══ Supplied material

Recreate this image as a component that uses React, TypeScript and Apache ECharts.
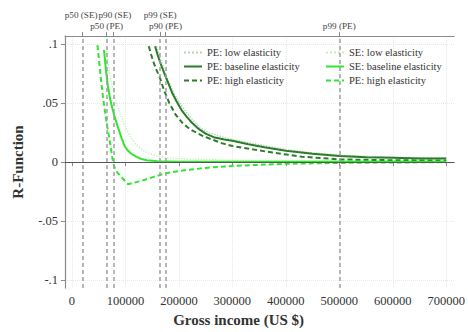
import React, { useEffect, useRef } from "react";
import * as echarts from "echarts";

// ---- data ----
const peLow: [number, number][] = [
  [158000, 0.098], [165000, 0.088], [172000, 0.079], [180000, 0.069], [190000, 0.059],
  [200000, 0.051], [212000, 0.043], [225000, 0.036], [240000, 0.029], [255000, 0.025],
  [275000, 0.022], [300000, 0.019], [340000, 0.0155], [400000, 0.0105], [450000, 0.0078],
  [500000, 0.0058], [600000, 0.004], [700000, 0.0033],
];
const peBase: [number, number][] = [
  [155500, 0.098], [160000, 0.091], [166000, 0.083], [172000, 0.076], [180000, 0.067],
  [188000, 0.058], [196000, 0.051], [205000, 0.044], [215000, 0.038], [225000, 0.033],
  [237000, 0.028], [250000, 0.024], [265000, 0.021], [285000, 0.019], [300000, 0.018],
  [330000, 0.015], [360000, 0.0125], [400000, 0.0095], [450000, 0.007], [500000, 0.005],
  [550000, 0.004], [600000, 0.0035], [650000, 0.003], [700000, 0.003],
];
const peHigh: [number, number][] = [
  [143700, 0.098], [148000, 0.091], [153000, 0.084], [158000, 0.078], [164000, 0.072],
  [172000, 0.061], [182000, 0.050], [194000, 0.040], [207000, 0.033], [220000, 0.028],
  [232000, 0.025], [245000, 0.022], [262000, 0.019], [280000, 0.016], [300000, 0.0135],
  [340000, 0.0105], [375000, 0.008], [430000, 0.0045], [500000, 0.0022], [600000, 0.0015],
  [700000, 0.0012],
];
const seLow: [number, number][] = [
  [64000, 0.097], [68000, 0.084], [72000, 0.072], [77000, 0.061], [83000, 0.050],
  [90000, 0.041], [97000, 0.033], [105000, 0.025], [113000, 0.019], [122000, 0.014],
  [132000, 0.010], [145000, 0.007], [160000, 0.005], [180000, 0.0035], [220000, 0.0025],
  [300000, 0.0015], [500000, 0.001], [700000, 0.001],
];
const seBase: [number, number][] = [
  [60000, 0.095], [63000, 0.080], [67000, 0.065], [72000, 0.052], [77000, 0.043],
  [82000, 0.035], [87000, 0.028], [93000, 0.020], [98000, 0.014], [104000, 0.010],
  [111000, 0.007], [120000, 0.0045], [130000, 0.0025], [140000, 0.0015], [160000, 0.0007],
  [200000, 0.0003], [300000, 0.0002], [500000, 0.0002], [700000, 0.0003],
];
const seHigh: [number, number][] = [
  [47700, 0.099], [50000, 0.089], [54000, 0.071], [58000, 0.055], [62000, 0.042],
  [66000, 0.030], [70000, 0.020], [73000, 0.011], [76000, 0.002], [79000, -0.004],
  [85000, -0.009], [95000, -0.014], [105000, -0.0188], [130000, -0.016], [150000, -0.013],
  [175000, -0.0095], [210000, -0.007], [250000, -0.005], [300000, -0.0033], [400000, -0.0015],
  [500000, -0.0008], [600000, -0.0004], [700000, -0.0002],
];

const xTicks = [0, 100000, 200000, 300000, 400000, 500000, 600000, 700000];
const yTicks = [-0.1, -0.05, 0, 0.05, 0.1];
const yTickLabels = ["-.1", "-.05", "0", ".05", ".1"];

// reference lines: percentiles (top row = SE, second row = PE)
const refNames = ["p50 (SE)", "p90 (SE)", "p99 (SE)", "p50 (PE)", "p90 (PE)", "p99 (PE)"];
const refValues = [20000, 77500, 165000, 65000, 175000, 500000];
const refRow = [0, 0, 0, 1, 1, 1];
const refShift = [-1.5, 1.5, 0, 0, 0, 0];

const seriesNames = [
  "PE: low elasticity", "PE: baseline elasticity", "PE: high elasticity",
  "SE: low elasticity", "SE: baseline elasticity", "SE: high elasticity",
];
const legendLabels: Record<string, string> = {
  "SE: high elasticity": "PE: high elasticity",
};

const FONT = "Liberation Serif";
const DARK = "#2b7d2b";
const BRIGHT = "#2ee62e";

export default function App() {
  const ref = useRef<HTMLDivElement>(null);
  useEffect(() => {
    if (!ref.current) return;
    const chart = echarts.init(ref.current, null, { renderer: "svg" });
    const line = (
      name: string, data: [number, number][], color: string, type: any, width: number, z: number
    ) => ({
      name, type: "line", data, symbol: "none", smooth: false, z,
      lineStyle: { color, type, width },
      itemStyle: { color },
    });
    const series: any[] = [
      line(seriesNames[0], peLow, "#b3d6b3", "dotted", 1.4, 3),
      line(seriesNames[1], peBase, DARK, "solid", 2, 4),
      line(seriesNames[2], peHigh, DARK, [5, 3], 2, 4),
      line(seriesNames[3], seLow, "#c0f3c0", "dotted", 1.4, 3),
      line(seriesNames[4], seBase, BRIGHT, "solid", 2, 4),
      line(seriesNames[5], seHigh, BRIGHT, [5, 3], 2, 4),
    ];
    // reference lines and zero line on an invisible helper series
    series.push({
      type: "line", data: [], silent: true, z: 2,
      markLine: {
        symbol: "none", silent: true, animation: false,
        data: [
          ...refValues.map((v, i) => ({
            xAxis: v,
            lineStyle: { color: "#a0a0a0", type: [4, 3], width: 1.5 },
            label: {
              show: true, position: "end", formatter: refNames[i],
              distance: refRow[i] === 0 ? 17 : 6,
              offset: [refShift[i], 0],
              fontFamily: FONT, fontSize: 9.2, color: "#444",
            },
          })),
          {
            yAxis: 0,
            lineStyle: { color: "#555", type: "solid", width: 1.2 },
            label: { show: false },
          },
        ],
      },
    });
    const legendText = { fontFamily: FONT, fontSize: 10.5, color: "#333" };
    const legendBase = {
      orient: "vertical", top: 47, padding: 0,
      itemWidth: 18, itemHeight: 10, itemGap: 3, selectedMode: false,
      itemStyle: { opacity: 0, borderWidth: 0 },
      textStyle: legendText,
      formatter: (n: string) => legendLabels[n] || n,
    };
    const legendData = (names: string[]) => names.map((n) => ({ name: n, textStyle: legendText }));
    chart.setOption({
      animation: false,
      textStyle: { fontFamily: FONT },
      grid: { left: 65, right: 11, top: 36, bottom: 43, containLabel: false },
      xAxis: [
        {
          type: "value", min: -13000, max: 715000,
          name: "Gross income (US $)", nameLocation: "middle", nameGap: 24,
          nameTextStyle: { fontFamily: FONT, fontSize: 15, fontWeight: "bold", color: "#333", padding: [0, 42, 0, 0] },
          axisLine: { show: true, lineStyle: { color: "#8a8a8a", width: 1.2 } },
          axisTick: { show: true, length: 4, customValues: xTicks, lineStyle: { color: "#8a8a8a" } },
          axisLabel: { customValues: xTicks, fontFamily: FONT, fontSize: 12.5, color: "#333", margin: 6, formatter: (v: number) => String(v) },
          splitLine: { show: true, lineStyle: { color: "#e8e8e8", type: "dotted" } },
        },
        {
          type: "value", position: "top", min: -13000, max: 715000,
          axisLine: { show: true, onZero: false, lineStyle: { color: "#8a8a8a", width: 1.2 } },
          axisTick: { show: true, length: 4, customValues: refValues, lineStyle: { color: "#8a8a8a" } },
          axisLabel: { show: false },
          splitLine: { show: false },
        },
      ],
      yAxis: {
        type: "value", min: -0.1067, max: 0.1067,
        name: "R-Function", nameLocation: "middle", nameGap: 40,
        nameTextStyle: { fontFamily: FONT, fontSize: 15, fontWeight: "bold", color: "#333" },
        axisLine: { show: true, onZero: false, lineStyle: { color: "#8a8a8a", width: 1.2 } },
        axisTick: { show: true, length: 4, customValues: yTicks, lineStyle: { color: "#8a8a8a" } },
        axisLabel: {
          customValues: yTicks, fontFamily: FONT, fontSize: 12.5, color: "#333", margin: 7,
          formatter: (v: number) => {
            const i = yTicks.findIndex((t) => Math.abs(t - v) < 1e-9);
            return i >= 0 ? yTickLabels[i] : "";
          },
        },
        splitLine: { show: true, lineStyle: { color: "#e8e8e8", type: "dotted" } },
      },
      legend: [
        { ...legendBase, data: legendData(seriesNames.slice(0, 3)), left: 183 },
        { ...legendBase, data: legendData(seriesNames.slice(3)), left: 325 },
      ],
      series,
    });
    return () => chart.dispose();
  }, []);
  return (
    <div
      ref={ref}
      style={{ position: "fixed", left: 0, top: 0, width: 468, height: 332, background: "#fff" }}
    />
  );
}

════

Task to carry out
Starting with the first line of the data above and ending with the line containing "import * as", please restate every line exactly, leaving images out.

Answer in full
Recreate this image as a component that uses React, TypeScript and Apache ECharts.
import React, { useEffect, useRef } from "react";
import * as echarts from "echarts";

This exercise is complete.